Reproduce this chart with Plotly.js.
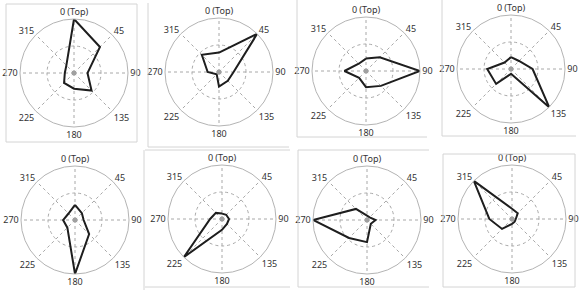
<!DOCTYPE html>
<html>
<head>
<meta charset="utf-8">
<script src="https://cdn.plot.ly/plotly-3.0.1.min.js"></script>
<style>html,body{margin:0;padding:0;background:#fff;}#chart{width:586px;height:304px;}</style>
</head>
<body>
<div id="chart"></div>
<script>
// Directions (degrees clockwise from top)
const directions = [0, 45, 90, 135, 180, 225, 270, 315];
const tickLabels = ['0 (Top)', '45', '90', '135', '180', '225', '270', '315'];

// Relative magnitudes per panel (0..1), one per direction
const panel1 = [1.00, 0.68, 0.25, 0.46, 0.29, 0.26, 0.17, 0.20];
const panel2 = [0.36, 1.00, 0.27, 0.23, 0.27, 0.06, 0.21, 0.45];
const panel3 = [0.23, 0.36, 1.00, 0.39, 0.30, 0.18, 0.40, 0.19];
const panel4 = [0.22, 0.21, 0.40, 1.00, 0.09, 0.39, 0.44, 0.17];
const panel5 = [0.28, 0.18, 0.16, 0.37, 1.00, 0.20, 0.22, 0.17];
const panel6 = [0.10, 0.11, 0.13, 0.13, 0.20, 1.00, 0.22, 0.16];
const panel7 = [0.08, 0.07, 0.16, 0.10, 0.41, 0.47, 1.00, 0.29];
const panel8 = [0.19, 0.15, 0.07, 0.07, 0.09, 0.26, 0.42, 1.00];
const centerR = [0];
const centerTheta = [0];

const panels = [panel1, panel2, panel3, panel4, panel5, panel6, panel7, panel8];

// Layout geometry (pixels): circle centres and radii
const W = 586, H = 304;
const geom = [
  {cx: 74, cy: 73, R: 54},
  {cx: 219, cy: 72, R: 54},
  {cx: 366, cy: 71, R: 54},
  {cx: 511, cy: 69, R: 54},
  {cx: 75, cy: 220, R: 54},
  {cx: 222, cy: 219, R: 54},
  {cx: 367, cy: 220, R: 54},
  {cx: 512, cy: 219, R: 54}
];

const traces = [];
const layout = {
  width: W, height: H,
  margin: {l: 0, r: 0, t: 0, b: 0},
  paper_bgcolor: '#ffffff',
  showlegend: false,
  font: {family: 'Noto Sans, sans-serif', size: 9, color: '#333333'},
  shapes: []
};

panels.forEach((vals, i) => {
  const key = i === 0 ? 'polar' : 'polar' + (i + 1);
  const sub = key;
  const g = geom[i];
  layout[key] = {
    domain: {
      x: [(g.cx - g.R) / W, (g.cx + g.R) / W],
      y: [1 - (g.cy + g.R) / H, 1 - (g.cy - g.R) / H]
    },
    bgcolor: '#ffffff',
    angularaxis: {
      rotation: 90, direction: 'clockwise',
      tickmode: 'array', tickvals: directions, ticktext: tickLabels,
      ticks: '', showline: true, linecolor: '#b4b4b4', linewidth: 1,
      showgrid: true, gridcolor: '#a8a8a8', griddash: '3px,3px', gridwidth: 1,
      tickfont: {size: 9, color: '#333333', family: 'Noto Sans, sans-serif'}
    },
    radialaxis: {
      range: [0, 1], tickmode: 'array', tickvals: [0.5],
      showticklabels: false, ticks: '', showline: false,
      showgrid: true, gridcolor: '#a8a8a8', griddash: '3px,3px', gridwidth: 1
    }
  };
  traces.push({
    type: 'scatterpolar', subplot: sub, mode: 'lines',
    r: vals.concat([vals[0]]), theta: directions.concat([directions[0]]),
    line: {color: '#1e1e1e', width: 2}, hoverinfo: 'skip'
  });
  traces.push({
    type: 'scatterpolar', subplot: sub, mode: 'markers',
    r: centerR, theta: centerTheta,
    marker: {color: '#a0a0a0', size: 5}, hoverinfo: 'skip'
  });
});

// Panel frame lines (pixel coordinates -> paper)
const frameLines = [
  [6, 4, 137, 4], [6, 4, 6, 142], [137, 4, 137, 142], [6, 142, 137, 142],
  [148, 3, 148, 147], [148, 147, 289, 147],
  [297, 0, 297, 137], [297, 137, 427, 137],
  [442, 0, 442, 136], [442, 136, 576, 136],
  [144, 150, 144, 290],
  [145, 150, 290, 150], [145, 287, 290, 287],
  [298, 150, 298, 287], [298, 150, 429, 150], [298, 287, 429, 287],
  [443, 154, 443, 287], [443, 154, 575, 154], [575, 154, 575, 287], [443, 287, 575, 287]
];
frameLines.forEach(f => {
  layout.shapes.push({
    type: 'line', xref: 'paper', yref: 'paper',
    x0: f[0] / W, y0: 1 - f[1] / H, x1: f[2] / W, y1: 1 - f[3] / H,
    line: {color: '#d4d4d4', width: 1}
  });
});

Plotly.newPlot('chart', traces, layout, {staticPlot: true, displayModeBar: false});
</script>
</body>
</html>
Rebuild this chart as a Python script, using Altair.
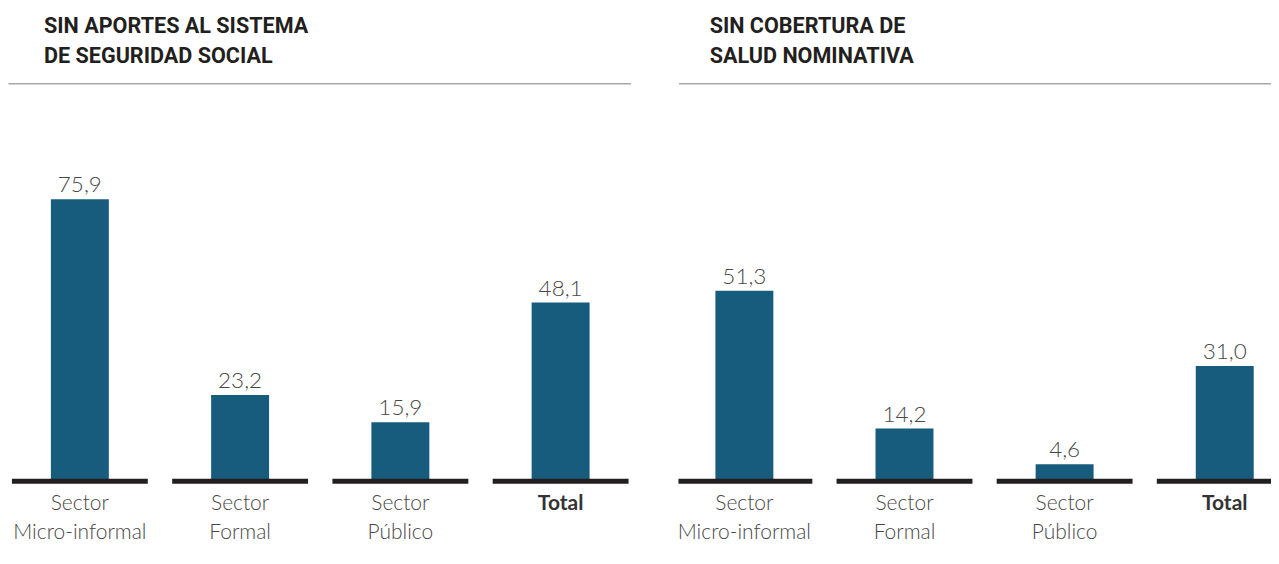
import altair as alt
import pandas as pd

categories = ["Sector\nMicro-informal", "Sector\nFormal", "Sector\nPúblico", "Total"]
aportes = [75.9, 23.2, 15.9, 48.1]
salud = [51.3, 14.2, 4.6, 31.0]
title_left = ["SIN APORTES AL SISTEMA", "DE SEGURIDAD SOCIAL"]
title_right = ["SIN COBERTURA DE", "SALUD NOMINATIVA"]

BAR = "#175c7d"
DARK = "#231f20"
TEXT = "#474747"
PX = 3.72            # pixels per percentage point
ABOVE = 398.5        # px from baseline to top rule
BELOW = 62           # px below baseline kept inside the plot
YMAX = ABOVE / PX
YMIN = -BELOW / PX
PLOT_H = ABOVE + BELOW
STEP = 163


def panel(values, title, width, first_center, title_dx):
    df = pd.DataFrame({"cat": categories, "value": values,
                       "pos": list(range(len(categories))),
                       "zero": [0.0] * len(categories)})
    base = alt.Chart(df)
    xaxis = alt.Axis(orient="top", labels=False, ticks=False, grid=False,
                     title=None, domainColor="#a8a8a8", domainWidth=1.5)
    x = alt.X("pos:Q", axis=xaxis,
              scale=alt.Scale(domain=[-first_center / STEP,
                                      (width - first_center) / STEP],
                              nice=False, zero=False))
    yscale = alt.Scale(domain=[YMIN, YMAX], nice=False, zero=False)
    y = alt.Y("value:Q", axis=None, scale=yscale)
    y0 = alt.Y("zero:Q", axis=None, scale=yscale)

    bars = base.mark_bar(size=58, color=BAR, clip=True).encode(
        x=x, y=y, y2="zero:Q")
    ticks = base.mark_tick(size=136, thickness=5, color=DARK, opacity=1,
                           orient="horizontal", clip=True).encode(x=x, y=y0)
    vals = base.transform_calculate(
        label="replace(format(datum.value, '.1f'), '.', ',')"
    ).mark_text(font="Lato", fontWeight=300, fontSize=22.5, color=TEXT,
                baseline="alphabetic", dy=-7).encode(x=x, y=y, text="label:N")
    cats = base.transform_filter("datum.cat != 'Total'").mark_text(
        font="Lato", fontWeight=300, fontSize=21, color=TEXT, lineBreak="\n",
        lineHeight=29, baseline="alphabetic", dy=29
    ).encode(x=x, y=y0, text="cat:N")
    total = base.transform_filter("datum.cat == 'Total'").mark_text(
        font="Lato", fontWeight="bold", fontSize=21, color="#333333",
        baseline="alphabetic", dy=29
    ).encode(x=x, y=y0, text="cat:N")

    return alt.layer(bars, ticks, vals, cats, total).properties(
        width=width,
        height=PLOT_H,
        title=alt.TitleParams(text=title, anchor="start", dx=title_dx,
                              font="Roboto", fontSize=21.6, lineHeight=29.5,
                              offset=16, color=DARK),
    )


left = panel(aportes, title_left, 623, 68, 36)
right = panel(salud, title_right, 593, 62, 32)

chart = alt.hconcat(left, right, spacing=47).properties(
    padding={"top": 7, "bottom": 0, "left": 0, "right": 0}
).configure_view(strokeWidth=0)

chart.save("out.html", embed_options={"renderer": "svg", "actions": False})
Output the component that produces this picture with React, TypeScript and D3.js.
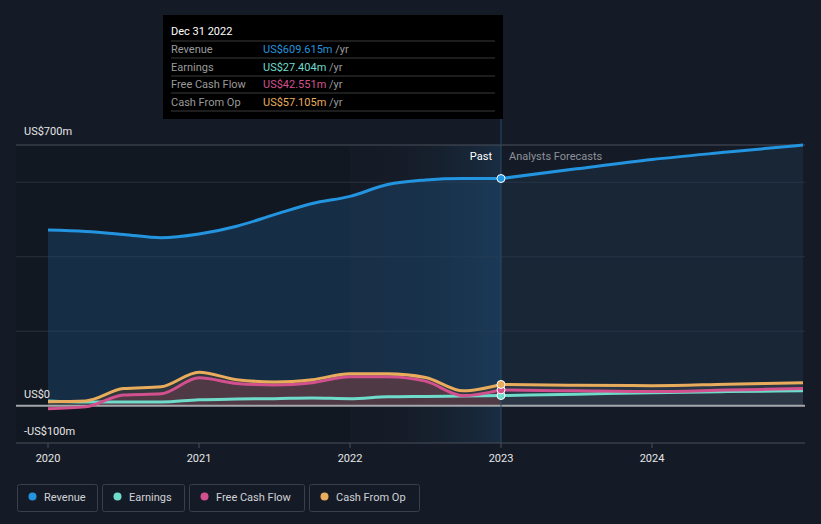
import React, { useEffect, useRef } from 'react';
import * as d3 from 'd3';

// Values in US$m, x in fractional years
const pastYears = [2020, 2020.25, 2020.5, 2020.75, 2021, 2021.25, 2021.5, 2021.75, 2022, 2022.25, 2022.5, 2022.75, 2023];
const revenuePast = [472, 468, 460, 451, 461, 482, 513, 543, 562, 594, 606, 610, 610];
const earningsPast = [13, 10, 10, 10, 16, 18, 19, 21, 19, 24, 25, 26, 27.4];
const fcfPast = [-8, -3, 29, 32, 75, 60, 56, 62, 78, 78, 66, 27, 42.6];
const cfoPast = [11, 13, 46, 51, 90, 70, 64, 70, 86, 86, 76, 40, 57.1];

const forecastYears = [2023, 2023.5, 2024, 2024.5, 2025];
const revenueFc = [610, 636, 661, 681, 700];
const earningsFc = [27.4, 31, 35, 38, 40];
const fcfFc = [42.6, 40, 38, 42, 46];
const cfoFc = [57.1, 55, 54, 58, 62];

const xTicks = [2020, 2021, 2022, 2023, 2024];
const legendNames = ['Revenue', 'Earnings', 'Free Cash Flow', 'Cash From Op'];
const colors = ['#2394df', '#6fdccb', '#d3508e', '#e9ac5c'];
const tooltipValues = ['US$609.615m', 'US$27.404m', 'US$42.551m', 'US$57.105m'];

const App: React.FC = () => {
  const svgRef = useRef<SVGSVGElement>(null);

  useEffect(() => {
    if (!svgRef.current) return;
    const svg = d3.select(svgRef.current);
    svg.selectAll('*').remove();

    const width = 821;
    const height = 524;
    const font = 'Roboto, sans-serif';

    const x = d3.scaleLinear().domain([2020, 2025]).range([48, 803]);
    const y = d3.scaleLinear().domain([-100, 700]).range([443, 145]);
    const x0 = 16;
    const x1 = 805;

    svg.append('rect').attr('width', width).attr('height', height).attr('fill', '#151b26');

    const defs = svg.append('defs');
    const pastGrad = defs.append('linearGradient').attr('id', 'pastGrad').attr('x1', 0).attr('x2', 1).attr('y1', 0).attr('y2', 0);
    pastGrad.append('stop').attr('offset', '0%').attr('stop-color', '#11161f').attr('stop-opacity', 0.0);
    pastGrad.append('stop').attr('offset', '100%').attr('stop-color', '#1c3954').attr('stop-opacity', 0.6);

    // past highlight band
    svg.append('rect')
      .attr('x', x(2022)).attr('y', y(700)).attr('width', x(2023) - x(2022)).attr('height', y(-100) - y(700))
      .attr('fill', 'url(#pastGrad)');
    svg.append('rect')
      .attr('x', x0).attr('y', y(700)).attr('width', x(2022) - x0).attr('height', y(-100) - y(700))
      .attr('fill', '#0f131b').attr('opacity', 0.35);

    // gridlines
    [0, 200, 400, 600].forEach(v => {
      svg.append('line').attr('x1', x0).attr('x2', x1).attr('y1', y(v)).attr('y2', y(v))
        .attr('stroke', '#2a313d').attr('stroke-width', 1);
    });
    svg.append('line').attr('x1', x0).attr('x2', x1).attr('y1', y(700)).attr('y2', y(700))
      .attr('stroke', '#4a505a').attr('stroke-width', 1);

    type P = { t: number; v: number };
    const mk = (ts: number[], vs: number[]): P[] => ts.map((t, i) => ({ t, v: vs[i] }));
    const line = d3.line<P>().x(d => x(d.t)).y(d => y(d.v)).curve(d3.curveMonotoneX);
    const area = d3.area<P>().x(d => x(d.t)).y0(y(0)).y1(d => y(d.v)).curve(d3.curveMonotoneX);

    const pastSeries = [revenuePast, earningsPast, fcfPast, cfoPast].map(s => mk(pastYears, s));
    const fcSeries = [revenueFc, earningsFc, fcfFc, cfoFc].map(s => mk(forecastYears, s));

    // area fills
    svg.append('path').datum(pastSeries[0]).attr('d', area).attr('fill', '#1d4a70').attr('opacity', 0.45);
    svg.append('path').datum(fcSeries[0]).attr('d', area).attr('fill', '#1f3b56').attr('opacity', 0.35);
    svg.append('path').datum(pastSeries[3]).attr('d', area).attr('fill', '#3a3d3a').attr('opacity', 0.7);
    svg.append('path').datum(pastSeries[2]).attr('d', area).attr('fill', '#6a3a4a').attr('opacity', 0.55);
    svg.append('path').datum(fcSeries[3]).attr('d', area).attr('fill', '#3b4250').attr('opacity', 0.6);

    // zero line
    svg.append('line').attr('x1', x0).attr('x2', x1).attr('y1', y(0)).attr('y2', y(0))
      .attr('stroke', '#a3a6ab').attr('stroke-width', 2);
    // bottom line
    svg.append('line').attr('x1', x0).attr('x2', x1).attr('y1', y(-100)).attr('y2', y(-100))
      .attr('stroke', '#4a505a').attr('stroke-width', 1);

    // divider at 2023
    svg.append('line').attr('x1', x(2023)).attr('x2', x(2023)).attr('y1', 15).attr('y2', y(-100))
      .attr('stroke', '#284a68').attr('stroke-width', 1);

    // lines
    [1, 2, 3, 0].forEach(i => {
      svg.append('path').datum(pastSeries[i]).attr('d', line).attr('fill', 'none')
        .attr('stroke', colors[i]).attr('stroke-width', 3);
      svg.append('path').datum(fcSeries[i]).attr('d', line).attr('fill', 'none')
        .attr('stroke', colors[i]).attr('stroke-width', 3);
    });

    // markers
    [1, 2, 3, 0].forEach(i => {
      const last = pastSeries[i][pastSeries[i].length - 1];
      svg.append('circle').attr('cx', x(last.t)).attr('cy', y(last.v)).attr('r', 4)
        .attr('fill', colors[i]).attr('stroke', '#ffffff').attr('stroke-width', 1);
    });

    // y labels
    const yLab = [{ v: 700, t: 'US$700m', dy: -10 }, { v: 0, t: 'US$0', dy: -8 }, { v: -100, t: '-US$100m', dy: -8 }];
    yLab.forEach(l => {
      svg.append('text').attr('x', 24).attr('y', y(l.v) + l.dy).text(l.t)
        .attr('fill', '#e6e6e6').attr('font-size', 11).attr('font-family', font);
    });

    // x axis
    xTicks.forEach(t => {
      svg.append('line').attr('x1', x(t)).attr('x2', x(t)).attr('y1', y(-100)).attr('y2', y(-100) + 5)
        .attr('stroke', '#4a505a');
      svg.append('text').attr('x', x(t)).attr('y', 462).attr('text-anchor', 'middle').text(String(t))
        .attr('fill', '#e6e6e6').attr('font-size', 11).attr('font-family', font);
    });

    // Past / forecast
    svg.append('text').attr('x', x(2023) - 9).attr('y', 160).attr('text-anchor', 'end').text('Past')
      .attr('fill', '#ffffff').attr('font-size', 11).attr('font-family', font);
    svg.append('text').attr('x', x(2023) + 8).attr('y', 160).text('Analysts Forecasts')
      .attr('fill', '#8d9199').attr('font-size', 11).attr('font-family', font);

    // tooltip
    const tt = svg.append('g');
    tt.append('rect').attr('x', 163).attr('y', 15).attr('width', 340).attr('height', 104).attr('fill', '#000000');
    tt.append('text').attr('x', 171).attr('y', 35).text('Dec 31 2022')
      .attr('fill', '#ffffff').attr('font-size', 11).attr('font-family', font);
    [41, 58, 76, 93, 111].forEach(ly => {
      tt.append('line').attr('x1', 171).attr('x2', 495).attr('y1', ly).attr('y2', ly).attr('stroke', '#3a3a3a');
    });
    legendNames.forEach((n, i) => {
      const ty = 53 + i * 17.5;
      tt.append('text').attr('x', 171).attr('y', ty).text(n)
        .attr('fill', '#9a9a9a').attr('font-size', 11).attr('font-family', font);
      const tx = tt.append('text').attr('x', 263).attr('y', ty).attr('font-size', 11).attr('font-family', font);
      tx.append('tspan').attr('fill', colors[i]).text(tooltipValues[i]);
      tx.append('tspan').attr('fill', '#9a9a9a').text(' /yr');
    });

    // legend
    const widths = [80, 82, 115, 110];
    let lx = 17;
    legendNames.forEach((n, i) => {
      const g = svg.append('g').attr('transform', `translate(${lx},484)`);
      g.append('rect').attr('x', 0.5).attr('y', 0.5).attr('width', widths[i]).attr('height', 27).attr('rx', 2)
        .attr('fill', 'none').attr('stroke', '#3a404b');
      g.append('circle').attr('cx', 15.5).attr('cy', 12.5).attr('r', 4).attr('fill', colors[i]);
      g.append('text').attr('x', 27).attr('y', 16.5).text(n)
        .attr('fill', '#d0d2d6').attr('font-size', 11).attr('font-family', font);
      lx += widths[i] + 5;
    });
  }, []);

  return (
    <svg ref={svgRef} width={821} height={524} viewBox="0 0 821 524"
      style={{ display: 'block', position: 'absolute', left: 0, top: 0 }} />
  );
};

export default App;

_ _ _ _ _

◆ **Work required**
Skip all pictures. Retype exactly the span whose first line is the one with "Output the component" and whose last line is the one with "import * as d3 from 'd3';".

◆ **Worked solution**
Output the component that produces this picture with React, TypeScript and D3.js.
import React, { useEffect, useRef } from 'react';
import * as d3 from 'd3';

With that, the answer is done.